> **GIVEN INFORMATION**
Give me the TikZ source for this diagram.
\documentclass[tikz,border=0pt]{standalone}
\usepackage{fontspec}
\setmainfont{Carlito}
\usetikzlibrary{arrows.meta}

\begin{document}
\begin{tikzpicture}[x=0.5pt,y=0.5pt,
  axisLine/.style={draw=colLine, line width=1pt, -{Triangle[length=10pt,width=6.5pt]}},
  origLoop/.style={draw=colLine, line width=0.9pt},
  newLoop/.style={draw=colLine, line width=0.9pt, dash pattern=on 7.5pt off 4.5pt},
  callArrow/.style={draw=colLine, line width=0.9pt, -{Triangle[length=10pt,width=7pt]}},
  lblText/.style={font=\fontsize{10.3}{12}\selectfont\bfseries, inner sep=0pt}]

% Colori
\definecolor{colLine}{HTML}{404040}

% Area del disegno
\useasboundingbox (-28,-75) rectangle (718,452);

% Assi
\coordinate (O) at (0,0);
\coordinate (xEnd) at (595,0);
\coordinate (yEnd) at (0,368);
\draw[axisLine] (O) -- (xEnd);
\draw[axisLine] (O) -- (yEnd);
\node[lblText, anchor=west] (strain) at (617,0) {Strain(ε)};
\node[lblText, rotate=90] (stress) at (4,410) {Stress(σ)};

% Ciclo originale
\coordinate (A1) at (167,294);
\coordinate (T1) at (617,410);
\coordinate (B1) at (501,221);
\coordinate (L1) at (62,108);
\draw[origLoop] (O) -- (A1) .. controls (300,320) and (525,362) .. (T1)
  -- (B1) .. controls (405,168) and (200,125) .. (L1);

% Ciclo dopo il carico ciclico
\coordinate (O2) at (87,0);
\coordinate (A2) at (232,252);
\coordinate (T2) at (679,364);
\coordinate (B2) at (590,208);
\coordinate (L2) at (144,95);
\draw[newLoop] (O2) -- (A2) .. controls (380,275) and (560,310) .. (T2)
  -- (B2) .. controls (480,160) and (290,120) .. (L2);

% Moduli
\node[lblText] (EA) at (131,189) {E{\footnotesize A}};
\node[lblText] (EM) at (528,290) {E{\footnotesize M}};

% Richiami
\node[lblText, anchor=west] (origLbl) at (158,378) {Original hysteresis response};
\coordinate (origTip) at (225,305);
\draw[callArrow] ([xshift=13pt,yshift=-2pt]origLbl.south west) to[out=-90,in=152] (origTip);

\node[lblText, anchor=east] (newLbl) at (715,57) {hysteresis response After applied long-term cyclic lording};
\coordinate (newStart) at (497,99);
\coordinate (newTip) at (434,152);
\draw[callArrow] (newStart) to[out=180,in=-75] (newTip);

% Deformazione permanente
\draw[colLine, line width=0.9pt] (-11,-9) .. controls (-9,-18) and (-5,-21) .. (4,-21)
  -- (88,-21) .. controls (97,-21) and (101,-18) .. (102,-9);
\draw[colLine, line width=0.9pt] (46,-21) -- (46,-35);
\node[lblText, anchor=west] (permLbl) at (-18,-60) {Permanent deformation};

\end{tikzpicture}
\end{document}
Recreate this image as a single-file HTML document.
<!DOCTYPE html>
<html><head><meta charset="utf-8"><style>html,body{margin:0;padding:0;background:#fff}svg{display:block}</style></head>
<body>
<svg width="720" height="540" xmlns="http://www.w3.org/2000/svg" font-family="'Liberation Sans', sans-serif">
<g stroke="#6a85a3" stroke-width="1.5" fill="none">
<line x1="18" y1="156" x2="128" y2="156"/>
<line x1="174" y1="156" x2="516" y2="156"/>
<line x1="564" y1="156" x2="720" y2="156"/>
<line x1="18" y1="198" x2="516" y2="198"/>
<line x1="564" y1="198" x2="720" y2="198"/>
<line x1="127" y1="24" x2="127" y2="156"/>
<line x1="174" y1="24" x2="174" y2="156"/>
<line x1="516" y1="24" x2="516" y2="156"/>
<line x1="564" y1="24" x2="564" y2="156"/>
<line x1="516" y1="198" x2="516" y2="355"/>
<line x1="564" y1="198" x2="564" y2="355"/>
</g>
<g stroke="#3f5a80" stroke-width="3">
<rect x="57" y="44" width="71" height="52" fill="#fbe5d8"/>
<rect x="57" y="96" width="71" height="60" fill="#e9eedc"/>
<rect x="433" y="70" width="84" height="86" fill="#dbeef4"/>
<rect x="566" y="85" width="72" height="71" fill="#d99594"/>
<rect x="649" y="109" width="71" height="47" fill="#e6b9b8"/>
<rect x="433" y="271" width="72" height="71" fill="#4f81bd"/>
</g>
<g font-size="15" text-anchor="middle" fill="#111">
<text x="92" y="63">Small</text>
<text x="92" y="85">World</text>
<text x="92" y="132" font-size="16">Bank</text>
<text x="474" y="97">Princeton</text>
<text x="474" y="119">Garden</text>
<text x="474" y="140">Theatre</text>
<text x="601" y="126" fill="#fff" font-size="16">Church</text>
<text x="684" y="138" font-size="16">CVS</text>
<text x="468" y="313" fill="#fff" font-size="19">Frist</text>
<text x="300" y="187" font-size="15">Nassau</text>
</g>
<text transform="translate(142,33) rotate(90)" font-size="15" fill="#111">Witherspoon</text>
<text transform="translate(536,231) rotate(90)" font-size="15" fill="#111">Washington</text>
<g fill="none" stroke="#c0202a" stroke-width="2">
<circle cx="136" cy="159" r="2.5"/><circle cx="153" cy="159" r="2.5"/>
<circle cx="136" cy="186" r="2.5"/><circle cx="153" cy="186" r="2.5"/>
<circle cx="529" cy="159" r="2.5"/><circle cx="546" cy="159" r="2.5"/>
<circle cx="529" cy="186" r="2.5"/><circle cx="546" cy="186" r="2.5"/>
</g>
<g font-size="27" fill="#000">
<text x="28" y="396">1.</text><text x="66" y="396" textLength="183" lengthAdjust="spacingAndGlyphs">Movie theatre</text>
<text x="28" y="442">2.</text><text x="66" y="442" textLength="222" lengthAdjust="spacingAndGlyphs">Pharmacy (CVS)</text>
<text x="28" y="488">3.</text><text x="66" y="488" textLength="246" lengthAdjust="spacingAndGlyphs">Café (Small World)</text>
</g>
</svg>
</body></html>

> **THE TASK**
Pick out the lines containing the string "this" and show them.

> **EXERCISE RESULT**
Give me the TikZ source for this diagram.
Recreate this image as a single-file HTML document.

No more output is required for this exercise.